A linguagem verbal e visual são tão diferentes entre si que o próprio cérebro usa partes diferentes para processá-las. E, no entanto, a maioria das escolas secundárias ensina que desenhos são bobagens e palavras e números, importantes. É uma bobagem tão grande quanto acreditar que só a perna direita é importante. Por essa falha no sistema de ensino ocidental, muito adulto inteligente tem a percepção visual atrofiada e desenha feito uma criança.
Ou pior.
Por isso o design é tão importante. A linguagem visual tem a velocidade e performance adequada para um mundo cada vez mais acelerado, em que as mensagens precisam ser instantâneas. Por ser uma espécie de intérprete do visual, a função do designer é transformar conceitos em formas. Estas devem ser interessantes o suficiente para atraírem a atenção de quem as vê, estimular nele um diálogo em que essas imagens são novamente “traduzidas” de volta em conceitos e idéias – e, finalmente, assimiladas.

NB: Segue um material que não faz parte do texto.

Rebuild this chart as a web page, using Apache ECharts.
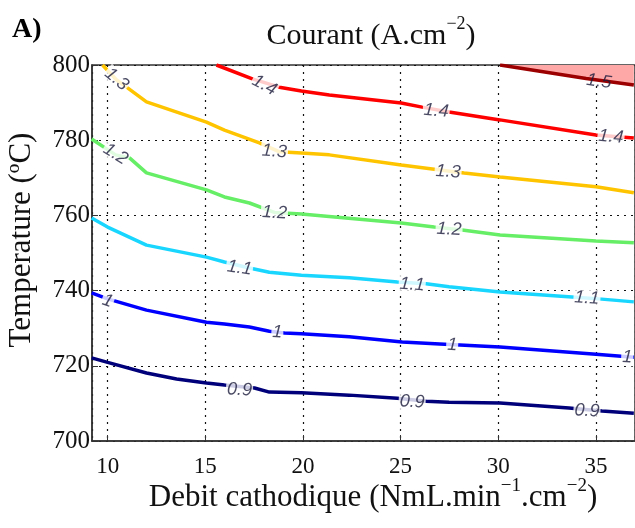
<!DOCTYPE html>
<html><head><meta charset="utf-8">
<script src="https://cdn.jsdelivr.net/npm/echarts@6/dist/echarts.min.js"></script>
<style>html,body{margin:0;padding:0;background:#fff}#c{width:635px;height:528px}</style>
</head><body><div id="c"></div>
<script>
// contour levels (Courant, A.cm-2)
const levels = ['0.9', '1', '1.1', '1.2', '1.3', '1.4', '1.5'];
// contour lines: [debit, temperature]
const c09 = [[9.18,722.1],[10.0,720.9],[11.99,718.1],[13.53,716.5],[15.06,715.4],[15.98,714.9],[17.52,714.1],[18.28,713.0],[19.92,712.8],[22.37,712.2],[24.83,711.4],[26.31,710.6],[27.48,710.3],[30.09,710.1],[33.62,708.8],[35.31,708.0],[36.94,707.4]];
const c10 = [[9.18,739.4],[10.0,737.8],[11.99,734.8],[15.06,731.6],[15.98,731.1],[17.26,730.3],[18.28,729.2],[19.05,728.7],[19.92,728.5],[22.37,727.7],[25.08,726.3],[27.0,725.8],[30.09,725.0],[35.0,723.1],[36.94,722.3]];
const c11 = [[9.18,759.3],[10.0,756.9],[11.99,752.1],[15.06,748.9],[15.98,747.6],[17.26,746.0],[18.28,744.9],[19.92,744.1],[22.37,743.4],[24.83,742.3],[26.31,741.8],[27.48,741.0],[30.09,739.6],[33.77,738.3],[35.15,737.8],[36.94,737.0]];
const c12 = [[9.18,780.3],[10.41,776.1],[11.12,775.3],[11.99,771.3],[15.06,766.8],[15.98,764.9],[17.26,763.3],[18.54,760.8],[19.92,760.4],[25.03,758.0],[26.72,756.9],[28.15,756.1],[30.09,754.8],[35.0,753.2],[36.94,752.7]];
const c13 = [[9.74,800],[10.46,796.0],[11.02,793.9],[11.99,790.2],[15.06,784.8],[15.98,782.7],[17.77,779.3],[18.8,776.9],[19.92,776.6],[21.35,776.1],[25.03,773.4],[26.72,772.3],[28.25,771.3],[30.09,770.2],[35.0,767.6],[36.94,766.0]];
const c14 = [[15.57,800],[17.41,796.3],[18.79,794.1],[19.92,793.1],[21.35,792.0],[25.03,789.9],[26.10,788.8],[27.48,787.5],[30.09,785.4],[35.0,781.4],[36.94,780.6]];
const c15 = [[30.09,800],[34.5,796.4],[36.94,794.7]];
// contour label positions
const lab09 = [[16.75,713.6],[25.59,710.4],[34.54,708.0]];
const lab10 = [[10.0,737.2],[18.69,728.9],[27.64,725.5],[36.6,722.3]];
const lab11 = [[16.75,746.0],[25.59,741.6],[34.54,738.0]];
const lab12 = [[10.41,776.3],[18.54,760.7],[27.48,756.3]];
const lab13 = [[10.46,796.2],[18.54,777.0],[27.43,771.6]];
const lab14 = [[18.03,794.6],[26.82,787.8],[35.77,780.9]];
const lab15 = [[35.15,795.6]];
// y axis ticks
const yTicks = [700, 720, 740, 760, 780, 800];

const lines = [c09, c10, c11, c12, c13, c14, c15];
const labs = [lab09, lab10, lab11, lab12, lab13, lab14, lab15];
const colors = ['#00007a', '#0000ff', '#19d6ff', '#66ee66', '#ffc400', '#ff0000', '#9c0000'];
const rots = [[-3,-3,-3],[-20,-3,-3,-3],[-8,-4,-4],[-32,-3,-3],[-40,-4,-4],[-28,-5,-5],[-8]];

const series = [];
lines.forEach((d, i) => {
  const s = {
    type: 'line', data: d, showSymbol: false, symbol: 'none', silent: true,
    lineStyle: { color: colors[i], width: 3.5 }, z: 2, clip: true
  };
  if (levels[i] === '1.5') s.areaStyle = { color: '#ffa8a8', origin: 'end', opacity: 1 };
  series.push(s);
});
labs.forEach((d, i) => {
  series.push({
    type: 'scatter', symbolSize: 0, silent: true, z: 5,
    data: d.map((p, k) => ({ value: p, label: { rotate: rots[i][k] } })),
    label: {
      show: true, position: 'inside', formatter: levels[i],
      fontFamily: 'Liberation Sans', fontStyle: 'italic', fontSize: 18,
      color: '#1c1c3c', backgroundColor: levels[i] === '1.5' ? 'transparent' : '#fff', padding: [0, 1]
    }
  });
});

const chart = echarts.init(document.getElementById('c'), null, { renderer: 'canvas' });
chart.setOption({
  animation: false,
  backgroundColor: '#fff',
  grid: { left: 92, right: 0, top: 65, bottom: 87, show: true, borderColor: '#333', borderWidth: 1.5, backgroundColor: 'transparent' },
  xAxis: {
    type: 'value', min: 9.2, max: 37, splitNumber: 5,
    axisLine: { lineStyle: { color: '#333', width: 1.5 } },
    axisTick: { inside: true, length: 6, lineStyle: { color: '#333' } },
    axisLabel: { fontFamily: 'Liberation Serif', fontSize: 23, color: '#111', margin: 14, showMinLabel: false, showMaxLabel: false },
    splitLine: { show: true, lineStyle: { type: [2, 5], color: '#111', width: 1.2 } }
  },
  yAxis: {
    type: 'value', min: yTicks[0], max: yTicks[yTicks.length - 1], interval: 20,
    axisLine: { show: true, lineStyle: { color: '#333', width: 1.5 } },
    axisTick: { show: true, inside: true, length: 6, lineStyle: { color: '#333' } },
    axisLabel: { fontFamily: 'Liberation Serif', fontSize: 25, color: '#111', margin: 2 },
    splitLine: { show: true, lineStyle: { type: [2, 5], color: '#111', width: 1.2 } }
  },
  graphic: [
    { type: 'text', x: 12, y: 30, style: { text: 'A)', font: 'bold 28px "Liberation Serif"', fill: '#000', textAlign: 'left', textVerticalAlign: 'middle' } },
    { type: 'text', x: 371, y: 33, style: {
        text: '{n|Courant (A.cm}{s|−2}{n|)}', textAlign: 'center', textVerticalAlign: 'middle', fill: '#111',
        rich: { n: { font: '30px "Liberation Serif"', fill: '#111', lineHeight: 36, verticalAlign: 'bottom' },
                s: { font: '18px "Liberation Serif"', fill: '#111', lineHeight: 36, verticalAlign: 'top' } } } },
    { type: 'text', x: 373, y: 495, style: {
        text: '{n|Debit cathodique (NmL.min}{s|−1}{n|.cm}{s|−2}{n|)}', textAlign: 'center', textVerticalAlign: 'middle', fill: '#111',
        rich: { n: { font: '31px "Liberation Serif"', fill: '#111', lineHeight: 36, verticalAlign: 'bottom' },
                s: { font: '19px "Liberation Serif"', fill: '#111', lineHeight: 36, verticalAlign: 'top' } } } },
    { type: 'text', x: 22, y: 240, rotation: Math.PI / 2, style: {
        text: 'Temperature (ºC)', font: '31px "Liberation Serif"', fill: '#111', textAlign: 'center', textVerticalAlign: 'middle' } }
  ],
  series: series
});
</script>
</body></html>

Um bom profissional sabe que não adianta nada fazer uma peça que esteja na última moda em Londres se o consumidor não for capaz de entendê-la. Ele sabe que um grid bem estruturado, que tenha formas alinhadas com precisão não é uma frescura, mas uma forma eficientes de comunicar com clareza a estrutura da página. E essa estrutura deve sustentar a própria estrutura do discurso. Quanto mais proporcional, harmoniosa e equilibrada ela for, melhor será recebida. Mesmo que seu leitor seja analfabeto em design, perceberá automaticamente que as coisas ali estão arrumadas, portanto devem ser fáceis de usar. As grandes marcas sabem muito bem disso – e usam o design em tudo, até (e principalmente) nos materiais que têm pouco ou nenhum glamour, como os manuais de instruções.
Um bom profissional de artes visuais, seja ele pintor, fotógrafo ou designer, costuma planejar uma rota clara para o olhar de quem vê suas peças. Sem ser percebido, ele pega o espectador pela mão e o guia através de sua composição, sem esforço. Como um grande DJ, que alterna timbres e sons a noite toda sem que a pista perceba a transição. E como o DJ, por mais que domine sua arte, ele precisa conhecer muito bem o público e seus gostos – e responder a eles.
Como eu disse no começo desse texto, é uma conversa. Não é?